__WRITTEN REQUEST__
Reproduce the listing below in full and without alteration, apart from its pictures.

__GIVEN MATERIAL__
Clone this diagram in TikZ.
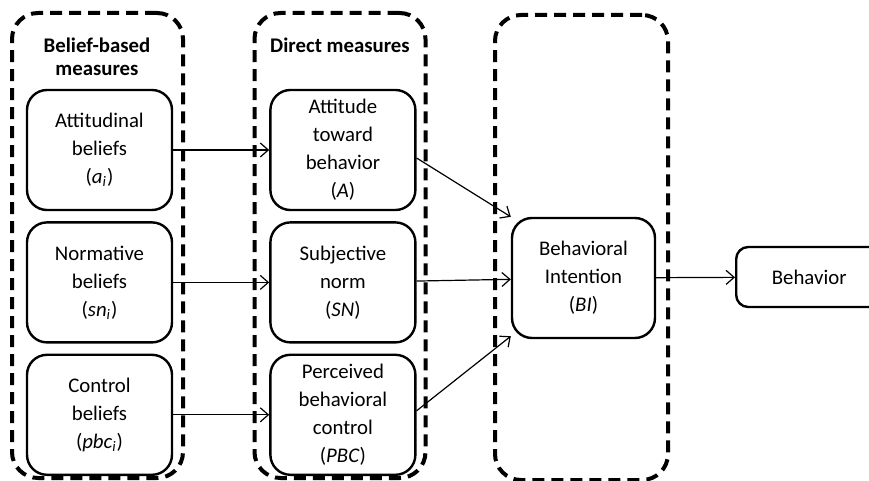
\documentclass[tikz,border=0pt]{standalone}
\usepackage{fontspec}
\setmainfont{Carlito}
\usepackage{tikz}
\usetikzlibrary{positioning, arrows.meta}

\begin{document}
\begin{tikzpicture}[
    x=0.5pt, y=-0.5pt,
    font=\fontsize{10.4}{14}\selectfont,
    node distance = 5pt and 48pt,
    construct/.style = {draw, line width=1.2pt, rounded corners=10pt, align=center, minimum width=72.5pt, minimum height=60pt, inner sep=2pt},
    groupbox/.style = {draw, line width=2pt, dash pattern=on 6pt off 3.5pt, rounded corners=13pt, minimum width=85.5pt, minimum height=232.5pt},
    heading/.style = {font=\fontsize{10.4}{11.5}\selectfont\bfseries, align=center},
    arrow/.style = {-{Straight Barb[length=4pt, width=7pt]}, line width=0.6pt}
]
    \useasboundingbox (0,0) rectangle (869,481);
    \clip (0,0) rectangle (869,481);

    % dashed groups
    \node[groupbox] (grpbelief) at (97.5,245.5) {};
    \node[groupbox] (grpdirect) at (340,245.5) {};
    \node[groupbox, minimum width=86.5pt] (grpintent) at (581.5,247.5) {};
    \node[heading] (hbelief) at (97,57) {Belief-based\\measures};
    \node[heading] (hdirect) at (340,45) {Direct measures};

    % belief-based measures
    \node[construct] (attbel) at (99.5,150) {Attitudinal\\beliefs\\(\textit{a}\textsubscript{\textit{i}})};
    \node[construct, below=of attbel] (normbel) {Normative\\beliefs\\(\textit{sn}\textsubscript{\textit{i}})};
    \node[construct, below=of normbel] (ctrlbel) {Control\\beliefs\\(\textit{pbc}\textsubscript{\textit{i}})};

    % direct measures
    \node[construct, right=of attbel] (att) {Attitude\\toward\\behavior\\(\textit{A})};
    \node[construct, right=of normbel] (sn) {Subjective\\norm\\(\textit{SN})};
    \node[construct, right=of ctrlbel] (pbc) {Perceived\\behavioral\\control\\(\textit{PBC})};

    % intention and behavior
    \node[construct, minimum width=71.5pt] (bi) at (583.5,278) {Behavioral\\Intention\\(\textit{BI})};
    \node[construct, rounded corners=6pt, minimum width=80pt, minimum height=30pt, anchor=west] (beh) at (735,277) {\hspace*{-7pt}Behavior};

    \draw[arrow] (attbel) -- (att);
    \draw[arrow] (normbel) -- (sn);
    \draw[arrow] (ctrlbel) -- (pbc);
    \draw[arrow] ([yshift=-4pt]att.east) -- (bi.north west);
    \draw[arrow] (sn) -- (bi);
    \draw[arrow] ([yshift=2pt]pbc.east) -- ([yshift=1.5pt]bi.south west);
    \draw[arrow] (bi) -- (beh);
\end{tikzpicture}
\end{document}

__CORRECT ANSWER__
Clone this diagram in TikZ.
\documentclass[tikz,border=0pt]{standalone}
\usepackage{fontspec}
\setmainfont{Carlito}
\usepackage{tikz}
\usetikzlibrary{positioning, arrows.meta}

\begin{document}
\begin{tikzpicture}[
    x=0.5pt, y=-0.5pt,
    font=\fontsize{10.4}{14}\selectfont,
    node distance = 5pt and 48pt,
    construct/.style = {draw, line width=1.2pt, rounded corners=10pt, align=center, minimum width=72.5pt, minimum height=60pt, inner sep=2pt},
    groupbox/.style = {draw, line width=2pt, dash pattern=on 6pt off 3.5pt, rounded corners=13pt, minimum width=85.5pt, minimum height=232.5pt},
    heading/.style = {font=\fontsize{10.4}{11.5}\selectfont\bfseries, align=center},
    arrow/.style = {-{Straight Barb[length=4pt, width=7pt]}, line width=0.6pt}
]
    \useasboundingbox (0,0) rectangle (869,481);
    \clip (0,0) rectangle (869,481);

    % dashed groups
    \node[groupbox] (grpbelief) at (97.5,245.5) {};
    \node[groupbox] (grpdirect) at (340,245.5) {};
    \node[groupbox, minimum width=86.5pt] (grpintent) at (581.5,247.5) {};
    \node[heading] (hbelief) at (97,57) {Belief-based\\measures};
    \node[heading] (hdirect) at (340,45) {Direct measures};

    % belief-based measures
    \node[construct] (attbel) at (99.5,150) {Attitudinal\\beliefs\\(\textit{a}\textsubscript{\textit{i}})};
    \node[construct, below=of attbel] (normbel) {Normative\\beliefs\\(\textit{sn}\textsubscript{\textit{i}})};
    \node[construct, below=of normbel] (ctrlbel) {Control\\beliefs\\(\textit{pbc}\textsubscript{\textit{i}})};

    % direct measures
    \node[construct, right=of attbel] (att) {Attitude\\toward\\behavior\\(\textit{A})};
    \node[construct, right=of normbel] (sn) {Subjective\\norm\\(\textit{SN})};
    \node[construct, right=of ctrlbel] (pbc) {Perceived\\behavioral\\control\\(\textit{PBC})};

    % intention and behavior
    \node[construct, minimum width=71.5pt] (bi) at (583.5,278) {Behavioral\\Intention\\(\textit{BI})};
    \node[construct, rounded corners=6pt, minimum width=80pt, minimum height=30pt, anchor=west] (beh) at (735,277) {\hspace*{-7pt}Behavior};

    \draw[arrow] (attbel) -- (att);
    \draw[arrow] (normbel) -- (sn);
    \draw[arrow] (ctrlbel) -- (pbc);
    \draw[arrow] ([yshift=-4pt]att.east) -- (bi.north west);
    \draw[arrow] (sn) -- (bi);
    \draw[arrow] ([yshift=2pt]pbc.east) -- ([yshift=1.5pt]bi.south west);
    \draw[arrow] (bi) -- (beh);
\end{tikzpicture}
\end{document}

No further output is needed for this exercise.